On an even larger scale, the 24-foot-tall The American Horse also expresses movement, with the regal horse’s left foreleg and right rear leg in motion, hooves off the ground. Sculptor Nina Akamu got her inspiration for this striking bronze piece from a work of equal size designed by Leonardo da Vinci in the 15th century for the Duke of Milan. Unfortunately, da Vinci’s work never came to fruition — his clay model was destroyed by the invading French in 1499, and the largest equestrian statue in the world was never built. Five centuries later, the horse galloped into existence…twice. One cast ended up here in Michigan; a second can be found, as intended, in Milan.
Jaume Plensa’s I, you, she or he… presents three figures, each 14 feet tall, facing each other and sitting on stone bases. Their forms are composed of attached stainless steel letters, A to Z, in no particular order, alphabetical or otherwise, that you can see through, like complicated latticework. Their faces were deliberately left unfinished in the sculptor’s attempt to convey the universality of the visitors passing through. The figures’ positions — sitting, with knees pulled up to their chests and their arms hugging their legs, hands clasped at their ankles — make them particularly striking during the winter, when Michigan snow settles on their forms and they appear to be compressing themselves to try to keep warm.
Of the smaller-scale sculptures, my favorite was Listening to History, by British sculptor Bill Woodrow. A tilted bronze head rests on its right ear, and a teal-colored blindfold wraps around both it, covering the eyes, and the bronze book that’s pressed against the other ear. It’s a curious piece, and the meaning remains ambiguous. Do we listen to history blindly, without prejudice, to learn from prior successes and failures? Or are we simply blind to history, doomed to repeat past mistakes?

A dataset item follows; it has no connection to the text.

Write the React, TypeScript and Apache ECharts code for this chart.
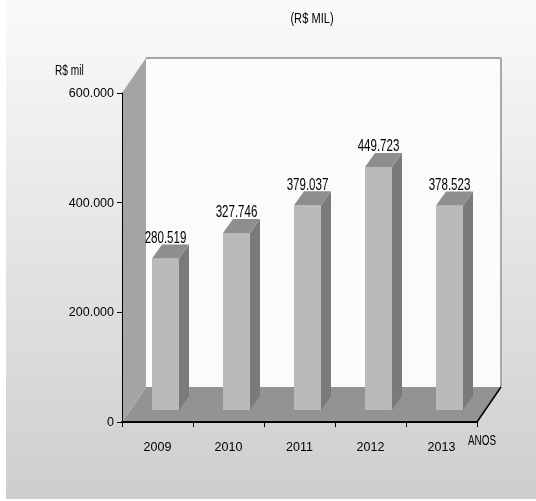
import React, { useEffect, useRef } from 'react';
import * as echarts from 'echarts';

const categories = ['2009', '2010', '2011', '2012', '2013'];
const values = [280519, 327746, 379037, 449723, 378523];
const yMin = 0;
const yMax = 600000;
const yStep = 200000;
const titleText = '(R$ MIL)';
const yName = 'R$ mil';
const xName = 'ANOS';

const FONT = "'Liberation Sans Narrow', 'Arial Narrow', 'Liberation Sans', Arial, sans-serif";

function fmt(n: number): string {
  return String(Math.round(n)).replace(/\B(?=(\d{3})+(?!\d))/g, '.');
}

// 3D look (pixel offsets)
const DX = 24;
const DY = -35;
const BAR_OFF_X = 8;
const BAR_OFF_Y = -12;
const BAR_DX = 10;
const BAR_DY = -14;
const BAR_PERSP = 0.985;
const NARROW = 0.68;

export default function App() {
  const ref = useRef<HTMLDivElement>(null);
  useEffect(() => {
    if (!ref.current) return;
    const chart = echarts.init(ref.current, null, { renderer: 'svg' });
    const option: any = {
      animation: false,
      grid: { left: 122, top: 93, width: 355, height: 329, containLabel: false },
      xAxis: {
        type: 'category',
        data: categories,
        z: 10,
        axisLine: { show: true, lineStyle: { color: '#000', width: 2 } },
        axisTick: { show: true, length: 5, lineStyle: { color: '#000', width: 1 } },
        axisLabel: { fontSize: 12.5, fontFamily: FONT, color: '#000', margin: 18 },
        splitLine: { show: false },
      },
      yAxis: {
        type: 'value',
        min: yMin,
        max: yMax,
        interval: yStep,
        z: 10,
        axisLine: { show: true, lineStyle: { color: '#000', width: 1 } },
        axisTick: { show: true, length: 5, lineStyle: { color: '#000', width: 1 } },
        axisLabel: { fontSize: 12.5, fontFamily: FONT, color: '#000', margin: 8, formatter: (v: number) => fmt(v) },
        splitLine: { show: false },
      },
      graphic: [
        {
          type: 'rect',
          z: -10,
          silent: true,
          shape: { x: 6, y: 0, width: 530, height: 499 },
          style: {
            fill: new echarts.graphic.LinearGradient(0, 0, 0, 1, [
              { offset: 0, color: '#fafafa' },
              { offset: 1, color: '#cecece' },
            ]),
          },
        },
        {
          type: 'text',
          x: 312,
          y: 18,
          scaleX: 0.74,
          style: { text: titleText, fontSize: 15, fontFamily: FONT, fill: '#000', align: 'center', verticalAlign: 'middle' },
        },
        {
          type: 'text',
          x: 55,
          y: 70,
          scaleX: 0.7,
          style: { text: yName, fontSize: 14.5, fontFamily: FONT, fill: '#000', align: 'left', verticalAlign: 'middle' },
        },
        {
          type: 'text',
          x: 468,
          y: 440,
          scaleX: 0.66,
          style: { text: xName, fontSize: 15, fontFamily: FONT, fill: '#000', align: 'left', verticalAlign: 'middle' },
        },
      ],
      series: [
        {
          type: 'custom',
          name: 'scene',
          z: 1,
          silent: true,
          data: [[0, 0]],
          renderItem: (params: any, api: any) => {
            const cs = params.coordSys;
            const x = cs.x, y = cs.y, w = cs.width, h = cs.height;
            return {
              type: 'group',
              children: [
                { type: 'rect', shape: { x: x + DX, y: y + DY, width: w, height: h }, style: { fill: '#fbfbfb' } },
                { type: 'line', shape: { x1: x + DX, y1: y + DY, x2: x + w + DX, y2: y + DY }, style: { stroke: '#8a8a8a', lineWidth: 1.5 } },
                { type: 'line', shape: { x1: x + w + DX, y1: y + DY, x2: x + w + DX, y2: y + h + DY }, style: { stroke: '#a9a9a9', lineWidth: 2 } },
                {
                  type: 'polygon',
                  shape: { points: [[x, y], [x + DX, y + DY], [x + DX, y + h + DY], [x, y + h]] },
                  style: { fill: '#a4a4a4' },
                },
                {
                  type: 'polygon',
                  shape: { points: [[x, y + h], [x + DX, y + h + DY], [x + w + DX, y + h + DY], [x + w, y + h]] },
                  style: { fill: '#939393' },
                },
                { type: 'line', shape: { x1: x, y1: y + h, x2: x + DX, y2: y + h + DY }, style: { stroke: '#b0b0b0', lineWidth: 1 } },
                { type: 'line', shape: { x1: x + w, y1: y + h, x2: x + w + DX, y2: y + h + DY }, style: { stroke: '#000', lineWidth: 1.5 } },
              ],
            };
          },
        },
        {
          type: 'custom',
          name: 'values',
          z: 3,
          data: values.map((v, i) => [i, v]),
          renderItem: (params: any, api: any) => {
            const i = api.value(0);
            const v = api.value(1);
            const top = api.coord([i, v]);
            const base = api.coord([i, 0]);
            const bw = api.size([1, 0])[0] * 0.38;
            const cx = top[0] + BAR_OFF_X;
            const x1 = cx - bw / 2;
            const x2 = cx + bw / 2;
            const yb = base[1] + BAR_OFF_Y;
            const yt = yb - (base[1] - top[1]) * BAR_PERSP;
            return {
              type: 'group',
              children: [
                {
                  type: 'polygon',
                  shape: { points: [[x2, yt], [x2 + BAR_DX, yt + BAR_DY], [x2 + BAR_DX, yb + BAR_DY], [x2, yb]] },
                  style: { fill: '#7a7a7a' },
                },
                { type: 'rect', shape: { x: x1, y: yt, width: bw, height: yb - yt }, style: { fill: '#bababa' } },
                {
                  type: 'polygon',
                  shape: { points: [[x1, yt], [x2, yt], [x2 + BAR_DX, yt + BAR_DY], [x1 + BAR_DX, yt + BAR_DY]] },
                  style: { fill: '#8e8e8e' },
                },
                {
                  type: 'text',
                  x: cx,
                  y: yt + BAR_DY + 1,
                  scaleX: NARROW,
                  style: { text: fmt(v), fontSize: 17, fontFamily: FONT, fill: '#000', align: 'center', verticalAlign: 'bottom' },
                },
              ],
            };
          },
        },
      ],
    };
    chart.setOption(option);
    return () => chart.dispose();
  }, []);
  return <div ref={ref} style={{ position: 'fixed', left: 0, top: 0, width: 536, height: 501 }} />;
}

Not all the sculptures here, of course, are so cerebral. There’s plenty of whimsy, too. At just shy of 24 feet tall, Plantoir is hard to miss. Set in a green field with green trees as a backdrop, the bright red blade of this huge trowel, plunged into the earth, coaxes your eye. Husband and wife sculptors Claes Oldenburg and Coosje van Bruggen extend their philosophy that everyday objects can be transformed into art to this playful piece — an ordinary garden tool into a colossal stainless steel, aluminum, and fiberglass sculpture, brightly painted. I’m not sure I would consider it “art,” but this piece certainly evoked a smile from me, thanks to its cheery color and nonsensical height of a simple handheld instrument nearly as tall as the trees behind it.
In Toads, a trio of bronze amphibians resting on large stone lily pads ascends a hillside, strategically placed here along a boardwalk in order to call attention to the living wetland creatures in the water features close by. And in the Michigan’s Farm Garden section, among a vegetable garden, barn, windmill, and ¾ scale replica of Lena Meijer’s childhood farmhouse, I found Lena Riding a Pig, a playful reminder of her youth, commissioned by her husband, Frederik.

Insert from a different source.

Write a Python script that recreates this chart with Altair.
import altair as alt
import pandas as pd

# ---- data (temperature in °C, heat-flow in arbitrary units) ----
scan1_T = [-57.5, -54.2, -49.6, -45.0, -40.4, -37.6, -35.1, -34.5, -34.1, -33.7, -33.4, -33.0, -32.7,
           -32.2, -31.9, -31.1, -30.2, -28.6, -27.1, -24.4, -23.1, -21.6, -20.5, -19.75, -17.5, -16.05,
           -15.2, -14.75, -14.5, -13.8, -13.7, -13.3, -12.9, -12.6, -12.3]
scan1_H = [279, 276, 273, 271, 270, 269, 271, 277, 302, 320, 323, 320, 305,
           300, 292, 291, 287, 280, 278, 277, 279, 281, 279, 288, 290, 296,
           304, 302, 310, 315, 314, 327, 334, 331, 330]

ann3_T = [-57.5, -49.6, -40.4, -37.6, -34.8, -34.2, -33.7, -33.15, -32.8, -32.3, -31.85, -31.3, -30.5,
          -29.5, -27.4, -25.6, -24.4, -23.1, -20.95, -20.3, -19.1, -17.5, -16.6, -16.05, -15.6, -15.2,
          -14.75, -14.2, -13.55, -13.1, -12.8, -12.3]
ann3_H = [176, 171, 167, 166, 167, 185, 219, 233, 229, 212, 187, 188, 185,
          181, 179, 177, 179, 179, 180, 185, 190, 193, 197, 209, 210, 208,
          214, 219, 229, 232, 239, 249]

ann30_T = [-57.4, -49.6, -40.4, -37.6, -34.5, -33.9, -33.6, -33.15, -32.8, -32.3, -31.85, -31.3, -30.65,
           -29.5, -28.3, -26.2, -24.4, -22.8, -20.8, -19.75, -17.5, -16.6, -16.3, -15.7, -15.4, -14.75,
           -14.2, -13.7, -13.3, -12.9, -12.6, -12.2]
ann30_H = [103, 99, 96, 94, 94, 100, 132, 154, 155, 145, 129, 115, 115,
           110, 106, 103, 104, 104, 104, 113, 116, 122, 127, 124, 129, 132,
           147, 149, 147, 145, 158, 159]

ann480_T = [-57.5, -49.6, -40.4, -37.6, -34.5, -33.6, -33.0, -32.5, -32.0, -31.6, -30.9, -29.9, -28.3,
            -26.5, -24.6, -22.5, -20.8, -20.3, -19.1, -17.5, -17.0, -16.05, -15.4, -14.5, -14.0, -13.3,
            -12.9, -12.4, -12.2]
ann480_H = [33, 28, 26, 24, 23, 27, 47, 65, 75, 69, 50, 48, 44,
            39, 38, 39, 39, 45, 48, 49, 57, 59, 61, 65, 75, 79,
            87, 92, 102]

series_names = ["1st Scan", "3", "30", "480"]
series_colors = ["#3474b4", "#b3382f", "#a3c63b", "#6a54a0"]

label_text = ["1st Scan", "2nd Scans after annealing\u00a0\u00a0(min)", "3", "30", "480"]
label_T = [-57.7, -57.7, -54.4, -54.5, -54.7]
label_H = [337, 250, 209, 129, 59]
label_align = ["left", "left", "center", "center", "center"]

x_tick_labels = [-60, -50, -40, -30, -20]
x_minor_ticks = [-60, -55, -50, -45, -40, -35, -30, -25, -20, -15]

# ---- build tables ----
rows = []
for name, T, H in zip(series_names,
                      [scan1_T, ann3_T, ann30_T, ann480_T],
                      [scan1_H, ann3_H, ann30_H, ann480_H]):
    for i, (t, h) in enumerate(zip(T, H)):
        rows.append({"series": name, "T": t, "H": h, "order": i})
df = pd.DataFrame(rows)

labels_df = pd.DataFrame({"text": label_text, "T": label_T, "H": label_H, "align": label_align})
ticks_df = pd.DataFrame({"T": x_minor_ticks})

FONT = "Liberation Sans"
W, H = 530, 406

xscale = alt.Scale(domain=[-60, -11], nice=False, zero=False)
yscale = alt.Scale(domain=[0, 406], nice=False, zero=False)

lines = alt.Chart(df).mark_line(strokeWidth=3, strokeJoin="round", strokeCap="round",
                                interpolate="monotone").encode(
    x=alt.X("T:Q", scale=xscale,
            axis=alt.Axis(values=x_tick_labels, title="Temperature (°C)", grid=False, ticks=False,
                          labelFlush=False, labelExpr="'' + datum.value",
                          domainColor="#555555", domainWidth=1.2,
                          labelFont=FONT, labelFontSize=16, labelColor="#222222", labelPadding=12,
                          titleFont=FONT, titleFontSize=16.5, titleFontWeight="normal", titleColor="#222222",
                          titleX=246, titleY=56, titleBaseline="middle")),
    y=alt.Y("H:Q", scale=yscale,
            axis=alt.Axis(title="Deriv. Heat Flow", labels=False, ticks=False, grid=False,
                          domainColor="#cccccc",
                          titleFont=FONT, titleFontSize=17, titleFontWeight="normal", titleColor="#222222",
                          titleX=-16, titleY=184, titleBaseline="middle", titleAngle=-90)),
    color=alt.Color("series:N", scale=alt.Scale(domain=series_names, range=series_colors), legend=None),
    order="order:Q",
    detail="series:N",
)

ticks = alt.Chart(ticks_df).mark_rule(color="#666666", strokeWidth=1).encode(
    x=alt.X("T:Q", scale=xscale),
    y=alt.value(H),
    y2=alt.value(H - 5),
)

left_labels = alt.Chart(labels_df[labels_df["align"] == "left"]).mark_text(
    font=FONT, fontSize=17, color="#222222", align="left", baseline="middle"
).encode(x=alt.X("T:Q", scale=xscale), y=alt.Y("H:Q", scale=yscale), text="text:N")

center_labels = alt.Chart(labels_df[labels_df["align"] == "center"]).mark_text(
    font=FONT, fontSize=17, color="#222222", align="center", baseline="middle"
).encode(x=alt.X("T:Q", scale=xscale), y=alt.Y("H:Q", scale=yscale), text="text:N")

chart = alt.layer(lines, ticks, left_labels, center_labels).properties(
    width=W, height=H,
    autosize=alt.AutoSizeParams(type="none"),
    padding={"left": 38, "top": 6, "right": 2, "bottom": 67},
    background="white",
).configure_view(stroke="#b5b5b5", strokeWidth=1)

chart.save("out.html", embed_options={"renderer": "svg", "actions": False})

Although it’s easy to let the sculptures dominate your visit, don’t forget to stop and look around at what’s surrounding you and appreciate the woods and wetlands you’re walking through. You’ll easily spy the colorful explosion of orchids and hyacinths, and try to watch for avian life around you and look for activity in the tadpole pond. Find serenity in the new Japanese Garden, opened in 2015 — an eight-acre oasis of tranquility amid waterfalls, boulders, Japanese structures, and a teahouse that’s a direct contrast to the nearby boisterous 1,900-seat amphitheater that has been rocked by the Steve Miller Band, Bonnie Raitt, and B.B. King, among others.
I finished my visit by heading inside Michigan’s largest tropical conservatory, a five-story structure with 15,000 square feet of rock landscapes, a waterfall, and exotic plants from around the world, from Indian fig trees to Central American orchids to Asiatic bamboo plants. Tropical birds take flight all around you and alight on the branches of these trees, from the flashy turquoise tanger to the brilliant bishop’s weaver to the utterly adorable Chinese painted quail.
I had the good fortune to be visiting during the temporary tropical butterfly exhibit. The largest such exhibit in the United States draws more than 150,000 people here every spring. In this Eden-like setting, extraordinarily delicate butterflies flitted all about me, occasionally landing on my camera to check out the device that was so enthralled by them. The beautiful emperor swallowtail, the distinctive tiger longwing, the unmistakable common morpho, and the translucent clearwing are just a few of the 50 species that will captivate you and cap off a delightful day at Frederik Meijer Gardens & Sculpture Park.